### [Task prompt]
Give back the full listing, character for character, with no pictures.

### [Dataset records]
►

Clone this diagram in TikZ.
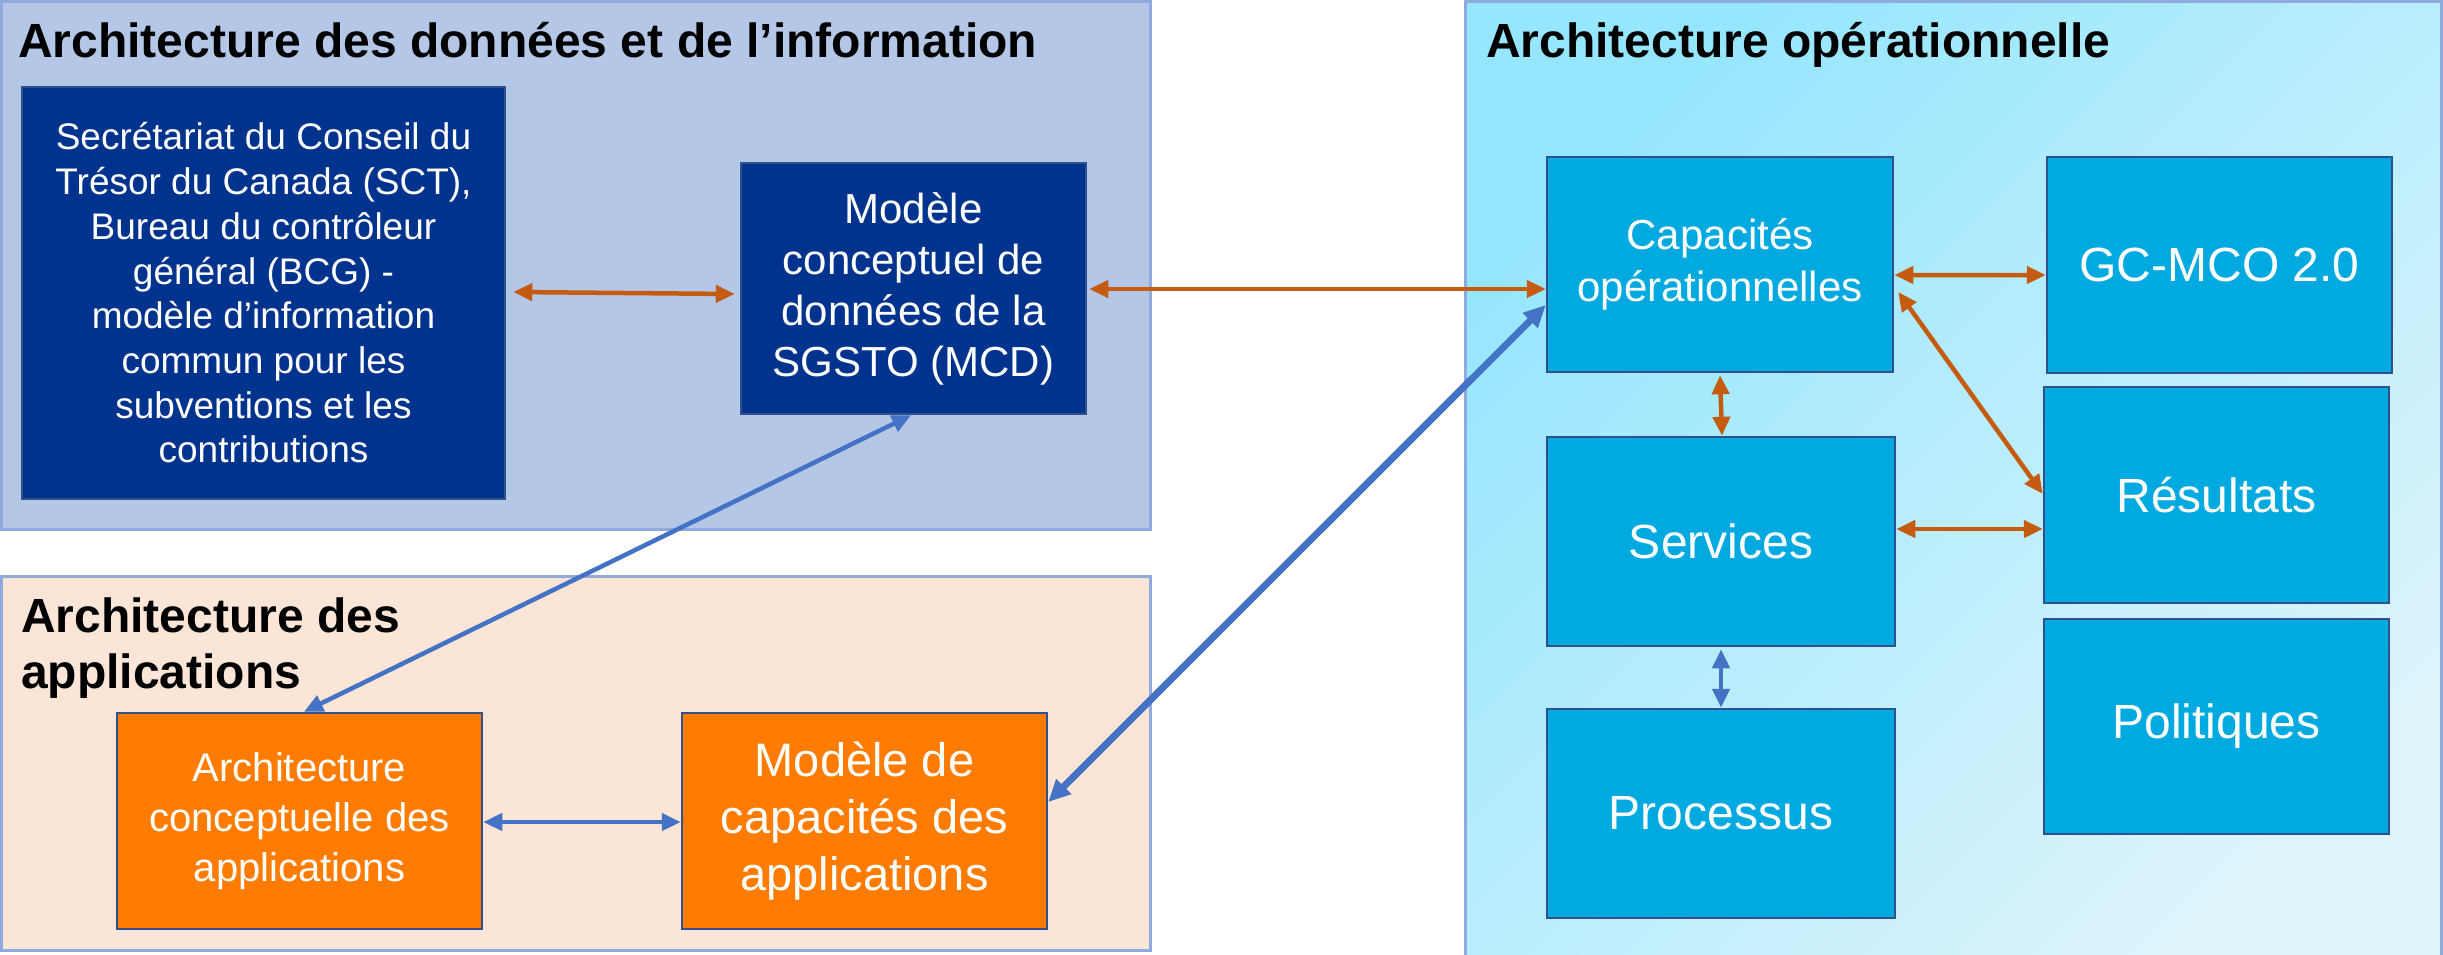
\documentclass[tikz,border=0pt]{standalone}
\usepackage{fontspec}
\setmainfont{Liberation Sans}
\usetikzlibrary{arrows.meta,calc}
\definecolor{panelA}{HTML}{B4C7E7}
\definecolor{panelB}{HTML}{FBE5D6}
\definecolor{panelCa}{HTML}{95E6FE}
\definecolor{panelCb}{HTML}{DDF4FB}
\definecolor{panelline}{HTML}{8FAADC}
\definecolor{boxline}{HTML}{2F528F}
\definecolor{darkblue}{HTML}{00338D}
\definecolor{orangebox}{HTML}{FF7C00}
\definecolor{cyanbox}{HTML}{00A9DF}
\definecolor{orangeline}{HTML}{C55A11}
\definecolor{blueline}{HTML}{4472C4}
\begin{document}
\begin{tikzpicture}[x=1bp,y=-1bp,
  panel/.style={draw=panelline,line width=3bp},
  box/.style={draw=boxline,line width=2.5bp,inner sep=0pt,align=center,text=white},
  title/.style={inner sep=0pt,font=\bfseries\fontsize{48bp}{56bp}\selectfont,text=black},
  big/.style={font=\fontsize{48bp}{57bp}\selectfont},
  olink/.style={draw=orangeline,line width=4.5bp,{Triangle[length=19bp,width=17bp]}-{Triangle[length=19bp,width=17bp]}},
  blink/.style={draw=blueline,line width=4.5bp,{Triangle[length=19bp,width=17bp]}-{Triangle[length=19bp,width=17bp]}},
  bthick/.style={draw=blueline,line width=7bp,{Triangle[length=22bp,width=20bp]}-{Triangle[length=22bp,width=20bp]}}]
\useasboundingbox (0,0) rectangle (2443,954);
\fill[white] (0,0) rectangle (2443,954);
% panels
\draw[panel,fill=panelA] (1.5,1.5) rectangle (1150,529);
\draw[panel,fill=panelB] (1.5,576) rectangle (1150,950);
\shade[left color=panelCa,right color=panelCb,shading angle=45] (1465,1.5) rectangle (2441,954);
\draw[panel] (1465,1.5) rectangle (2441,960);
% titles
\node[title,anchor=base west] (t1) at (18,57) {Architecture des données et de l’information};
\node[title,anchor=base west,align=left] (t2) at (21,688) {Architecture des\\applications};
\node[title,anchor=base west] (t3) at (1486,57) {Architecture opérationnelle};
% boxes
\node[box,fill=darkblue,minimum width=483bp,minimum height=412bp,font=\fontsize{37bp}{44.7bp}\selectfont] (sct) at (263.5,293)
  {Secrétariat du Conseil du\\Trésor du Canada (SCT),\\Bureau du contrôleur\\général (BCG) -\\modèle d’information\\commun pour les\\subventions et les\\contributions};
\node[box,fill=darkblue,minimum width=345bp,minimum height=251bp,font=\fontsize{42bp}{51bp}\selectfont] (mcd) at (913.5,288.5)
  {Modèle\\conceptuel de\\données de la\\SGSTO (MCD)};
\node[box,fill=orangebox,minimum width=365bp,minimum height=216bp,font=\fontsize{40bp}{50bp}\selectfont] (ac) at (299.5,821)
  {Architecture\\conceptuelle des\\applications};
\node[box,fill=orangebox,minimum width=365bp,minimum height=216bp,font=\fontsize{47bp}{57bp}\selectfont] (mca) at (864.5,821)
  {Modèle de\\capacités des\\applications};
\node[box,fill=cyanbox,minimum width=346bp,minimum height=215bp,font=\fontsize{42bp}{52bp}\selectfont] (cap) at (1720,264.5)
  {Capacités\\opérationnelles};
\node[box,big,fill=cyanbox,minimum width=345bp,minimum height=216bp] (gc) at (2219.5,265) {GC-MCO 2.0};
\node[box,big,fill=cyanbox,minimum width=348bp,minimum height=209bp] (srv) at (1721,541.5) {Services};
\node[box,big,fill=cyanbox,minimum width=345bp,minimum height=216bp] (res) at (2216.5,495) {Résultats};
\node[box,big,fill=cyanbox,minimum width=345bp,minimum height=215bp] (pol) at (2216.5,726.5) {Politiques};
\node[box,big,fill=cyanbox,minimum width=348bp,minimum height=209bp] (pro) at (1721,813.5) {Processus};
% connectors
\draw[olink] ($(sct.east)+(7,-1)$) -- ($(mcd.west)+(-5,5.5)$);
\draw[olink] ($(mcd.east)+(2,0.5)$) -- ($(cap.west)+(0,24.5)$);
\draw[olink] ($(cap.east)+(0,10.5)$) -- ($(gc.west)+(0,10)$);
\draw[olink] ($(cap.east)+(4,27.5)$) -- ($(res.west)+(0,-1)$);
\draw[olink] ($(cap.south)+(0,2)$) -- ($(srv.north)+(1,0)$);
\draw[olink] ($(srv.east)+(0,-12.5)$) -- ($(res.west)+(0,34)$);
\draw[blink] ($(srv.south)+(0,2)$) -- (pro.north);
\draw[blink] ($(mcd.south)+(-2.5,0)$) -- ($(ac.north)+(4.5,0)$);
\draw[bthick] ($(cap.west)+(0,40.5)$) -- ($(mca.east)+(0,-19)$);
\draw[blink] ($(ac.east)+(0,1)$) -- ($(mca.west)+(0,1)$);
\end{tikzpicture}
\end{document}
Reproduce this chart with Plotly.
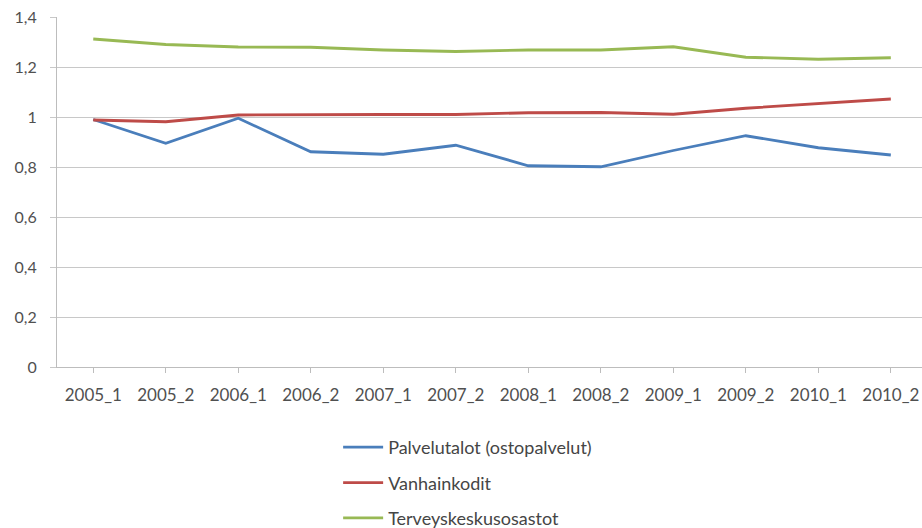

◄

### [Reply]
Clone this diagram in TikZ.
\documentclass[tikz,border=0pt]{standalone}
\usepackage{fontspec}
\setmainfont{Liberation Sans}
\usetikzlibrary{arrows.meta,calc}
\definecolor{panelA}{HTML}{B4C7E7}
\definecolor{panelB}{HTML}{FBE5D6}
\definecolor{panelCa}{HTML}{95E6FE}
\definecolor{panelCb}{HTML}{DDF4FB}
\definecolor{panelline}{HTML}{8FAADC}
\definecolor{boxline}{HTML}{2F528F}
\definecolor{darkblue}{HTML}{00338D}
\definecolor{orangebox}{HTML}{FF7C00}
\definecolor{cyanbox}{HTML}{00A9DF}
\definecolor{orangeline}{HTML}{C55A11}
\definecolor{blueline}{HTML}{4472C4}
\begin{document}
\begin{tikzpicture}[x=1bp,y=-1bp,
  panel/.style={draw=panelline,line width=3bp},
  box/.style={draw=boxline,line width=2.5bp,inner sep=0pt,align=center,text=white},
  title/.style={inner sep=0pt,font=\bfseries\fontsize{48bp}{56bp}\selectfont,text=black},
  big/.style={font=\fontsize{48bp}{57bp}\selectfont},
  olink/.style={draw=orangeline,line width=4.5bp,{Triangle[length=19bp,width=17bp]}-{Triangle[length=19bp,width=17bp]}},
  blink/.style={draw=blueline,line width=4.5bp,{Triangle[length=19bp,width=17bp]}-{Triangle[length=19bp,width=17bp]}},
  bthick/.style={draw=blueline,line width=7bp,{Triangle[length=22bp,width=20bp]}-{Triangle[length=22bp,width=20bp]}}]
\useasboundingbox (0,0) rectangle (2443,954);
\fill[white] (0,0) rectangle (2443,954);
% panels
\draw[panel,fill=panelA] (1.5,1.5) rectangle (1150,529);
\draw[panel,fill=panelB] (1.5,576) rectangle (1150,950);
\shade[left color=panelCa,right color=panelCb,shading angle=45] (1465,1.5) rectangle (2441,954);
\draw[panel] (1465,1.5) rectangle (2441,960);
% titles
\node[title,anchor=base west] (t1) at (18,57) {Architecture des données et de l’information};
\node[title,anchor=base west,align=left] (t2) at (21,688) {Architecture des\\applications};
\node[title,anchor=base west] (t3) at (1486,57) {Architecture opérationnelle};
% boxes
\node[box,fill=darkblue,minimum width=483bp,minimum height=412bp,font=\fontsize{37bp}{44.7bp}\selectfont] (sct) at (263.5,293)
  {Secrétariat du Conseil du\\Trésor du Canada (SCT),\\Bureau du contrôleur\\général (BCG) -\\modèle d’information\\commun pour les\\subventions et les\\contributions};
\node[box,fill=darkblue,minimum width=345bp,minimum height=251bp,font=\fontsize{42bp}{51bp}\selectfont] (mcd) at (913.5,288.5)
  {Modèle\\conceptuel de\\données de la\\SGSTO (MCD)};
\node[box,fill=orangebox,minimum width=365bp,minimum height=216bp,font=\fontsize{40bp}{50bp}\selectfont] (ac) at (299.5,821)
  {Architecture\\conceptuelle des\\applications};
\node[box,fill=orangebox,minimum width=365bp,minimum height=216bp,font=\fontsize{47bp}{57bp}\selectfont] (mca) at (864.5,821)
  {Modèle de\\capacités des\\applications};
\node[box,fill=cyanbox,minimum width=346bp,minimum height=215bp,font=\fontsize{42bp}{52bp}\selectfont] (cap) at (1720,264.5)
  {Capacités\\opérationnelles};
\node[box,big,fill=cyanbox,minimum width=345bp,minimum height=216bp] (gc) at (2219.5,265) {GC-MCO 2.0};
\node[box,big,fill=cyanbox,minimum width=348bp,minimum height=209bp] (srv) at (1721,541.5) {Services};
\node[box,big,fill=cyanbox,minimum width=345bp,minimum height=216bp] (res) at (2216.5,495) {Résultats};
\node[box,big,fill=cyanbox,minimum width=345bp,minimum height=215bp] (pol) at (2216.5,726.5) {Politiques};
\node[box,big,fill=cyanbox,minimum width=348bp,minimum height=209bp] (pro) at (1721,813.5) {Processus};
% connectors
\draw[olink] ($(sct.east)+(7,-1)$) -- ($(mcd.west)+(-5,5.5)$);
\draw[olink] ($(mcd.east)+(2,0.5)$) -- ($(cap.west)+(0,24.5)$);
\draw[olink] ($(cap.east)+(0,10.5)$) -- ($(gc.west)+(0,10)$);
\draw[olink] ($(cap.east)+(4,27.5)$) -- ($(res.west)+(0,-1)$);
\draw[olink] ($(cap.south)+(0,2)$) -- ($(srv.north)+(1,0)$);
\draw[olink] ($(srv.east)+(0,-12.5)$) -- ($(res.west)+(0,34)$);
\draw[blink] ($(srv.south)+(0,2)$) -- (pro.north);
\draw[blink] ($(mcd.south)+(-2.5,0)$) -- ($(ac.north)+(4.5,0)$);
\draw[bthick] ($(cap.west)+(0,40.5)$) -- ($(mca.east)+(0,-19)$);
\draw[blink] ($(ac.east)+(0,1)$) -- ($(mca.west)+(0,1)$);
\end{tikzpicture}
\end{document}
Reproduce this chart with Plotly.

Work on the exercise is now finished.